Investing is the process through which financing and various forms of capital are put in a company in order to produce a profit. In other words, investment involves the purchase of a financial product or an item of value in order to make a profit. Investment involves the use of money for profit generation.
Investment is different from savings in that the latter sets aside a certain amount of one’s earnings. In contrast, investing is a long-term strategy that aims at accumulating more money. Investment is associated with a number of advantages. Investing outpaces inflation so that financial goals can be attained.
Investments come in diverse forms. These options are sometimes called investment vehicles. The risks and benefits depend on the particular type. Investors have to determine their goals and funding in order to invest in the most efficient manner. However, no matter what investment vehicle is chosen, the rule is that instruments are selected for the purpose of earning higher profits.
One of the most preferred investment classes is stocks. Basically, these represent investments in a publicly traded entity. These companies issue shares or stakes of ownership to the public. Purchasing and selling of these stocks is carried out through the stock market exchanges located almost everywhere in the globe.
Individuals who trade stocks with success have good knowledge of market tendencies and the various factors that determine stock prices. Stock prices go up and down depending on company’s operations, profits, and other factors.
Bonds represent investments which are essentially loans made to corporate entities or governments by investors. In return, governments and corporations pay fixed interest rate to the investors over an agreed period or term. The principle amount is due to the investor when the term is over.
The bond investment carries medium risk to the investor.
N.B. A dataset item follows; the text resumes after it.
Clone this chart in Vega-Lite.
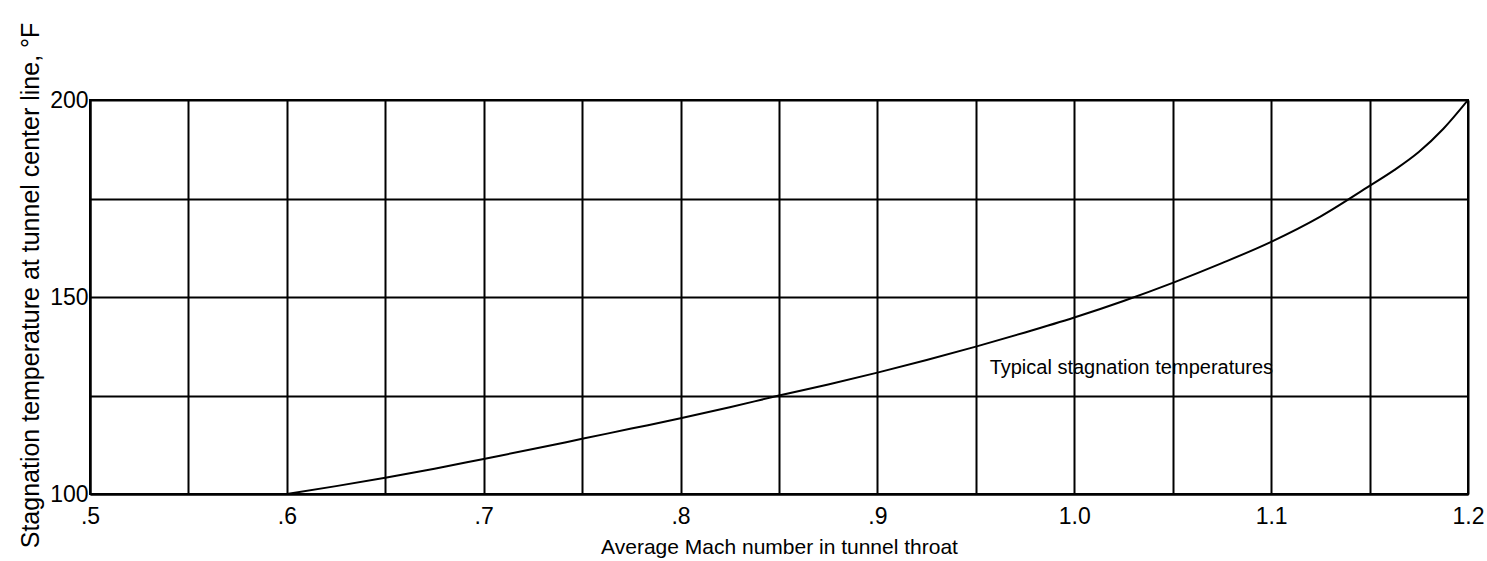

Bond investments carry greater level of security because returns are guaranteed in most cases. However, the returns are less in comparison to individual stocks. Third parties make assessment of the bonds’ value. Investors make decisions to purchase bonds depending on the trustworthiness and reputation of the corporate entities or governments that issue bonds.
Another common investment instrument is the mutual fund, which pools together a specific set of stocks and bonds. Mutual funds are classified into different kinds as to give investors options and opportunities to specialize in the industry they desire.
Investing is preferred alternative by those who lack time or expertise to perform daily research and assess the stocks on the market. It provides access to experts who can handle selling and buying of issues for the investors. Mutual funds can range from low to high-risk types of investments depending on the sector the investor commits his resources to.
Real estate investment commits funds to a property to generate income through lease or rental. Real estate investment focuses on immovable property such as permanent assets and land. The investment value is determined upon the purchase of a property and the following bestowment of rights, e.g. control and possession.
Investment banks represent financial structures that assist authorities and corporations in raising funding. It is their responsibility to insure stocks. In addition, investment banks cooperate with businesses that are engaged with mergers, derivatives, and acquisitions. Other services offered by investment banks are trade of equity security, derivatives, fixed income instruments, and market making. Unlike commercial banks, clients of investment banks are not required to make deposits.